第52号【世界初の株式会社、オランダ東インド会社】


 長崎のみやげショップなどで「VOC」のマーク入りの商品を見かけたことはありませんか? お皿などの陶器類を始め、いろいろな小物商品にこのマークは用いられています。ちょっとかっこいいロゴデザインなのですが、何のマークかご存じですか? 答えは「オランダ東インド会社」です。正式には「連合東インド会社(Vereenighde OostIndische Compagnie)」といい、「VOC」はその略称なのでした。(^◇^)知ッテタ?



▲VOCマーク入りの大皿


 1602年に設立された「VOC」は世界初の株式会社としても知られています。この頃のヨーロッパは大航海時代(15世紀~17世紀前半)の最中で各国が新しい航路や新大陸の発見に力を注いでいました。当時、航海をする際は「当座会社」といって、その都度「座」を開き、出資金を集め、船を準備していました。そして航海をして買い付けを行い、出資者に利益を分配していたのですが、ひとつの航海ごとに行われていたこの方法では、もし船が沈んだりしたら全てを失う事になります。

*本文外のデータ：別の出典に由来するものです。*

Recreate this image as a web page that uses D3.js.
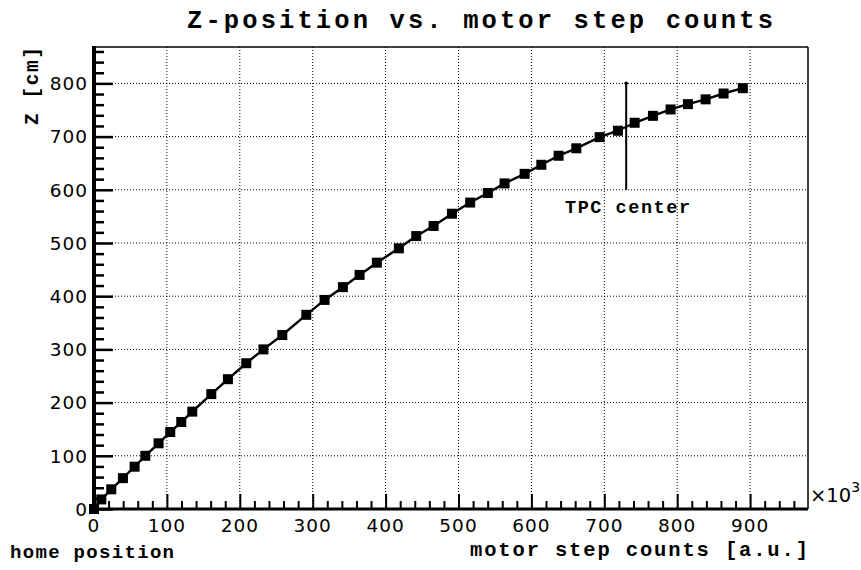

また競合となると利益もそう望めないのが難点でした。それでもっといい方法はないかと考え出されたのが「株式会社」だったのです。オランダは当座会社だった14の貿易会社を統合。国王を総裁にして、軍事・外交・行政の特権を持たせ、しっかりとした組織力で世界初の株式会社「オランダ東インド会社」を立ち上げたのでした。(@o@)カッキテキ!

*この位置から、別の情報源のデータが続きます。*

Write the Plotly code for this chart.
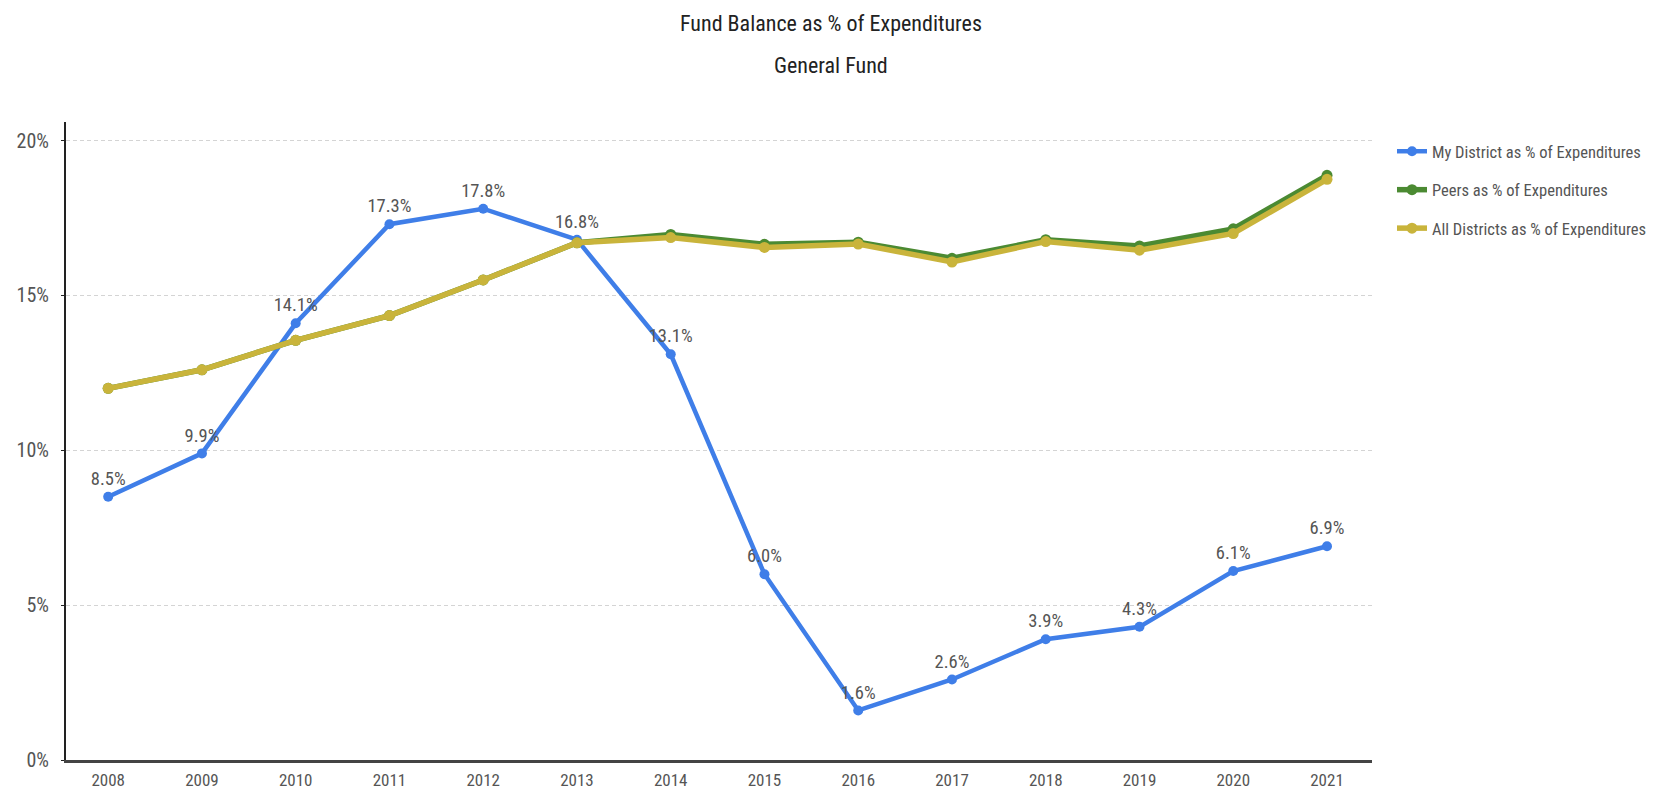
import plotly.graph_objects as go

years = ["2008", "2009", "2010", "2011", "2012", "2013", "2014", "2015", "2016", "2017", "2018", "2019", "2020", "2021"]
my_district = [8.5, 9.9, 14.1, 17.3, 17.8, 16.8, 13.1, 6.0, 1.6, 2.6, 3.9, 4.3, 6.1, 6.9]
peers = [12.0, 12.6, 13.55, 14.35, 15.5, 16.7, 16.97, 16.65, 16.72, 16.2, 16.8, 16.6, 17.15, 18.88]
all_districts = [12.0, 12.6, 13.55, 14.35, 15.5, 16.7, 16.87, 16.55, 16.66, 16.08, 16.74, 16.46, 17.0, 18.75]
y_ticks = [0, 5, 10, 15, 20]
y_tick_labels = ["0%", "5%", "10%", "15%", "20%"]

FONT = "Roboto Condensed, Liberation Sans Narrow, DejaVu Sans Condensed, Arial Narrow, sans-serif"

# The page has an 8px body margin, so the figure is sized to fit inside it.
W, H = 1656, 784
L, R, T, B = 58, 292, 114, 32
PW, PH = W - L - R, H - T - B

fig = go.Figure()
fig.add_trace(go.Scatter(
    x=years, y=my_district, name="My District as % of Expenditures",
    mode="lines+markers+text",
    text=[f"{v:.1f}%" for v in my_district], textposition="top center",
    textfont=dict(family=FONT, size=18.5, color="#555555"),
    line=dict(color="#3f7ee8", width=4.5), marker=dict(size=10, color="#3f7ee8"),
    legendgroup="a",
))
fig.add_trace(go.Scatter(
    x=years, y=peers, name="Peers as % of Expenditures", mode="lines+markers",
    line=dict(color="#4b8a32", width=5.5), marker=dict(size=11, color="#4b8a32"),
    legendgroup="b",
))
fig.add_trace(go.Scatter(
    x=years, y=all_districts, name="All Districts as % of Expenditures", mode="lines+markers",
    line=dict(color="#c9b43b", width=5.5), marker=dict(size=11, color="#c9b43b"),
    legendgroup="c",
))

fig.update_layout(
    width=W, height=H,
    margin=dict(l=L, r=R, t=T, b=B, autoexpand=False),
    paper_bgcolor="white", plot_bgcolor="white",
    font=dict(family=FONT, color="#555555"),
    showlegend=True,
    legend=dict(xref="container", yref="container", x=1384 / W, y=1 - 126 / H,
                xanchor="left", yanchor="top",
                font=dict(family=FONT, size=16.5, color="#555555"),
                tracegroupgap=14, itemwidth=30, bgcolor="rgba(0,0,0,0)"),
    xaxis=dict(type="category", range=[-0.45, 13.48], showgrid=False,
               showline=True, linecolor="#444444", linewidth=3,
               ticks="", tickfont=dict(family=FONT, size=17, color="#555555"),
               ticklabelstandoff=3, fixedrange=True),
    yaxis=dict(range=[0, 20.6], tickvals=y_ticks, ticktext=y_tick_labels,
               showgrid=True, gridcolor="#d4d4d4", griddash="4px,3px", gridwidth=1,
               showline=True, linecolor="#222222", linewidth=2, zeroline=False,
               ticks="outside", ticklen=3, tickcolor="#222222",
               tickfont=dict(family=FONT, size=20, color="#555555"),
               ticklabelstandoff=8, fixedrange=True),
    annotations=[
        dict(text="Fund Balance as % of Expenditures", xref="paper", yref="paper",
             x=(823 - L) / PW, y=1 + (T - 16) / PH, xanchor="center", yanchor="middle",
             showarrow=False, font=dict(family=FONT, size=22, color="#222222")),
        dict(text="General Fund", xref="paper", yref="paper",
             x=(823 - L) / PW, y=1 + (T - 57) / PH, xanchor="center", yanchor="middle",
             showarrow=False, font=dict(family=FONT, size=22, color="#222222")),
    ],
)

fig.write_html("out.html")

 その頃、スペインやポルトガルの大国に押されていたオランダは、東南アジア貿易でも苦戦を強いられていました。しかし株式会社にしたことで組織力は強まり、リスクも分散。人材を集め、船を作り、航路を決め、貿易のルートまでも組織的に対応したことでめきめきと力をつけます。東南アジアでも勢力を増し、他のヨーロッパ勢を押し退けてついには日本との貿易も勝ち取ったのでした。

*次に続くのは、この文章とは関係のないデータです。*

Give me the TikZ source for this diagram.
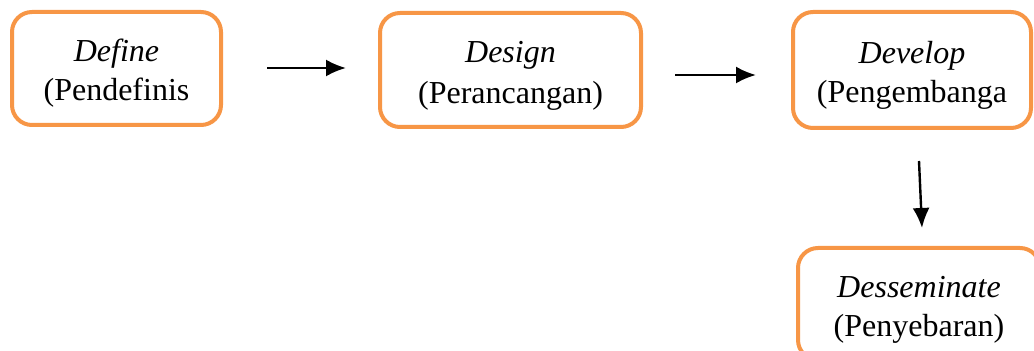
\documentclass[tikz,border=0pt]{standalone}
\usepackage{fontspec}
\setmainfont{Liberation Serif}
\usetikzlibrary{arrows.meta}
\definecolor{boxorange}{HTML}{F79646}
\newcommand{\topstrut}{\rule{0pt}{16pt}}
\tikzset{
  stagebox/.style={draw=boxorange, line width=2pt, rounded corners=10pt, fill=white,
    align=center, inner sep=0pt, font=\fontsize{16}{19.5}\selectfont},
  flowarrow/.style={line width=1.2pt, -{Latex[length=10pt,width=8.5pt]}}
}
\begin{document}
\begin{tikzpicture}[x=0.5pt,y=-0.5pt]
\useasboundingbox (0,0) rectangle (1034,351);
\clip (0,0) rectangle (1034,351);
\node[stagebox, minimum width=104.5pt, minimum height=56.5pt] (define) at (116.5,68.5) {\topstrut\textit{Define}\\(Pendefinis};
\node[stagebox, minimum width=130.5pt, minimum height=57pt] (design) at (510.5,70) {\topstrut\textit{Design}\\[1pt](Perancangan)};
\node[stagebox, minimum width=119pt, minimum height=58pt] (develop) at (912,70) {\topstrut\textit{Develop}\\(Pengembanga};
\node[stagebox, minimum width=121pt, minimum height=56pt] (dissem) at (919,304) {\topstrut\textit{Desseminate}\\(Penyebaran)};
\coordinate (a1s) at (267,68);
\coordinate (a1e) at (346,68);
\coordinate (a2s) at (675,75);
\coordinate (a2e) at (756,75);
\coordinate (a3s) at (919,161);
\coordinate (a3e) at (922,228);
\draw[flowarrow] (a1s) -- (a1e);
\draw[flowarrow] (a2s) -- (a2e);
\draw[flowarrow] (a3s) -- (a3e);
\end{tikzpicture}
\end{document}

そうして江戸時代に200年以上に及んだ日本とオランダとの交流。この時は「オランダ東インド会社」=「オランダ」で、平戸と出島に設けられたオランダ商館はいわばこの会社の日本支店といったものだったのです。(^o^)出島ノ外国人ハ会社員ダッタンダ



▲出島の敷地内にあった

石門にもVOCのマークが


 ところでオランダ東インド会社設立の2年前、イギリスも「東インド会社」を設立していたのですが、当座会社だったためオランダのそれに比べれば資金力も組織力も弱く、平戸にイギリス商館を設けるもわずか3年で閉鎖。対日貿易競争でオランダに敗退しています。イギリスのお話はさておき、すごいのはやはりオランダ東インド会社。資本主義の最大の発明は「株式会社」だという人もいますが、そういう意味ではまさに現代ビジネスの原点ともいえますよね。(“)今回ハ経済学ミタイデシタ?